The train that killed DeKai Amonrasi no longer exists. CSX Q612 out of New Orleans met its end at Tilford Rail Yard near Marietta Boulevard, a few miles west of Berkeley Heights on Atlanta’s west side. There its 120 cars—hauling refrigerators, automobiles, and sheet metal—were decoupled and classified by destination, 9,000 tons of metal and merchandise broken up and blended with that from dozens of other incoming rail cars. These new trains were bound for hubs like Charlotte, Chicago, and New York, where their payloads were delivered, the empty boxcars and hoppers eventually joining a new line. As you read this, the pieces of deceased donor Q612 are vital organs in dozens of trains across the continent.
Locomotive 9043, the blue-and-yellow, diesel-powered leader of Q612, re-fueled and moved on as well.
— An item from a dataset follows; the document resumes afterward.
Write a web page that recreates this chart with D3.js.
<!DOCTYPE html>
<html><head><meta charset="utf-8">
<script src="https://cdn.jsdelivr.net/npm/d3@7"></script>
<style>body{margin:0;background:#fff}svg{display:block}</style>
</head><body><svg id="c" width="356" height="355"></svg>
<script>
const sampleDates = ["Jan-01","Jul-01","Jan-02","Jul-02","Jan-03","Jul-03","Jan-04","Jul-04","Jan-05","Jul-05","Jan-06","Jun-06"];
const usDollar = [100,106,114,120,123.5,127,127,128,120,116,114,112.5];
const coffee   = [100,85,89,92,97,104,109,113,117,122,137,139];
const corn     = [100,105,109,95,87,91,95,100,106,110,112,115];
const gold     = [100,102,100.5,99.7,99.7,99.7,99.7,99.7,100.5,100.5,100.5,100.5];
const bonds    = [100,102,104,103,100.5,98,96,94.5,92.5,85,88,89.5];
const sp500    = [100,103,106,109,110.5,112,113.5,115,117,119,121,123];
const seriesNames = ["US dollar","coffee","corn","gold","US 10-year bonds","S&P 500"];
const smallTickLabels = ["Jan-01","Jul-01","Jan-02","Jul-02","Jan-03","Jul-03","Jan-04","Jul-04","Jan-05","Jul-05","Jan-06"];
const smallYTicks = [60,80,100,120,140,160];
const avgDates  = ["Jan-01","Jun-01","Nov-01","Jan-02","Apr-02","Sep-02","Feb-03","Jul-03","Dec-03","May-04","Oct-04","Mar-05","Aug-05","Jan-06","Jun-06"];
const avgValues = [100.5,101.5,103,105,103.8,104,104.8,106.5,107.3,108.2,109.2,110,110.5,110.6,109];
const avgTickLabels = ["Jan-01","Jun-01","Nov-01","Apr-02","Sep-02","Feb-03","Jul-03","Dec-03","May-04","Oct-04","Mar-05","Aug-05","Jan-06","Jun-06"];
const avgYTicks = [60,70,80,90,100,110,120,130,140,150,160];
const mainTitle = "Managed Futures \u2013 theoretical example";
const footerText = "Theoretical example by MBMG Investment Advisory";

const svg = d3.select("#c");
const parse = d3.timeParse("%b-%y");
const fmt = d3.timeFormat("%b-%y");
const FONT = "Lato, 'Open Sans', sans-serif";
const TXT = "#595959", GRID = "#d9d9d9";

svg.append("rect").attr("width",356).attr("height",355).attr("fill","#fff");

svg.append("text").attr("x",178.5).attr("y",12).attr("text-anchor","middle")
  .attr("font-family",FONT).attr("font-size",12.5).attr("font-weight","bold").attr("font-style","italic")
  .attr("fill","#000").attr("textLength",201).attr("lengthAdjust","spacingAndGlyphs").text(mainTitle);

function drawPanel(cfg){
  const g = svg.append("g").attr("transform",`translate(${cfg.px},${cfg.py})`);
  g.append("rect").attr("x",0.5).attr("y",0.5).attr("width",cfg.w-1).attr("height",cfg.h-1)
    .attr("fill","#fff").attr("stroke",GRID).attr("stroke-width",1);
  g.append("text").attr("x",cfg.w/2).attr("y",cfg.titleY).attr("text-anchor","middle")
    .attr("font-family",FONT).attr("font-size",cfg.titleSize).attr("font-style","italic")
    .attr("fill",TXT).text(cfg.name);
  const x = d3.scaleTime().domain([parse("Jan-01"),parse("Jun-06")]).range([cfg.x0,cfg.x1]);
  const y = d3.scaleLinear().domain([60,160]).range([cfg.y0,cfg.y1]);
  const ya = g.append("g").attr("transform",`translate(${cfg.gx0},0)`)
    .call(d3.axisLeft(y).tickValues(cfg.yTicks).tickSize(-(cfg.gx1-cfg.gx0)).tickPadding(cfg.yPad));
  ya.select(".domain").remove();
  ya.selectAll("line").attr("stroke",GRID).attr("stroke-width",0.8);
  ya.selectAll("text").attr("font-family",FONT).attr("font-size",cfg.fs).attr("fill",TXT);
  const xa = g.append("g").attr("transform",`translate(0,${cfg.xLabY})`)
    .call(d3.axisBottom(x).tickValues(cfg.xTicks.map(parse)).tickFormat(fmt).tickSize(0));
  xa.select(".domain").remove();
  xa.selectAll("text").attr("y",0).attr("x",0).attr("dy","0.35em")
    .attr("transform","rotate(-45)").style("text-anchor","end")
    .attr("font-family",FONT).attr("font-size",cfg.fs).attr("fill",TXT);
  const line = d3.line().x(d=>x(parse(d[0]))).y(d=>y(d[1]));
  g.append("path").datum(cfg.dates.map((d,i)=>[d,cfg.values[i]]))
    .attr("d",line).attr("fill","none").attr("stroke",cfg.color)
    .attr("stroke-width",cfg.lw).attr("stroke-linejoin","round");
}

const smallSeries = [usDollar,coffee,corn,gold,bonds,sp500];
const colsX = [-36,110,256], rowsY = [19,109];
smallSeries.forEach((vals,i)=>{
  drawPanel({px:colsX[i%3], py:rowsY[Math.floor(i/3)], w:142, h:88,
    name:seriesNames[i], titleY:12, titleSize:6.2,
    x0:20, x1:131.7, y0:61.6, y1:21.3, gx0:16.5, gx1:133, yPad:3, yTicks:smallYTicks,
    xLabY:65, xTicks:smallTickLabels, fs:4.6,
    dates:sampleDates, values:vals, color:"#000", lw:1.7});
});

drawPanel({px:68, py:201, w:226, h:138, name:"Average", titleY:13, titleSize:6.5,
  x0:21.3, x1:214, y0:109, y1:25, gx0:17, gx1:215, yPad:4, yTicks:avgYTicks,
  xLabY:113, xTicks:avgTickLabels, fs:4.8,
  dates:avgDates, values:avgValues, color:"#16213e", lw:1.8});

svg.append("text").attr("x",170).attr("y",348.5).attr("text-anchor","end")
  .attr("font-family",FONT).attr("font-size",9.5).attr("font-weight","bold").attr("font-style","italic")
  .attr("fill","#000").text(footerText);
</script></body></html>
Pulling its newest charge, 9043 is barely distinguishable from its fellow engines running along the 140,000 miles of rail sewn through U.S. cities and towns and the vast countryside that lies between them. Its shrill horn blasts through every crossing, briefly alerting the world to its presence and warning anything that might stand in its way.
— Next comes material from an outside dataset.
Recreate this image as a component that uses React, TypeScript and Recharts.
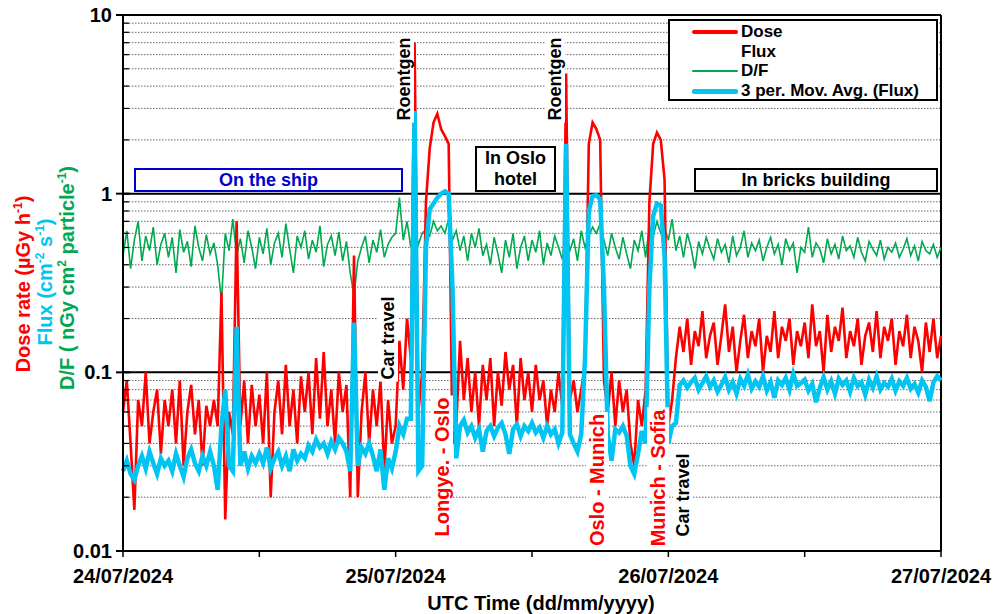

Freight trains don’t run on tight schedules. The speeds of diesel locomotives like 9043 vary between 10 and 50 miles per hour, depending on track conditions and load weight. It is almost impossible to know exactly when the train is coming—at least in time to do anything about it. In Georgia, where there are more than 4,800 miles of active track, the sight of a train is commonplace. People busy on their own courses hardly take note. But the train is always coming. In ice, snow, wind, or rain. And by the time you hear the horn, it’s too late.
Herbert Sinkfield slides gingerly off the bed and into his slippers in the back bedroom of his house. The wooden cane he reaches for could be expected for an eighty-two-year-old retired bricklayer, especially one with bone cancer in his hip. But Herbert never needed it before the accident.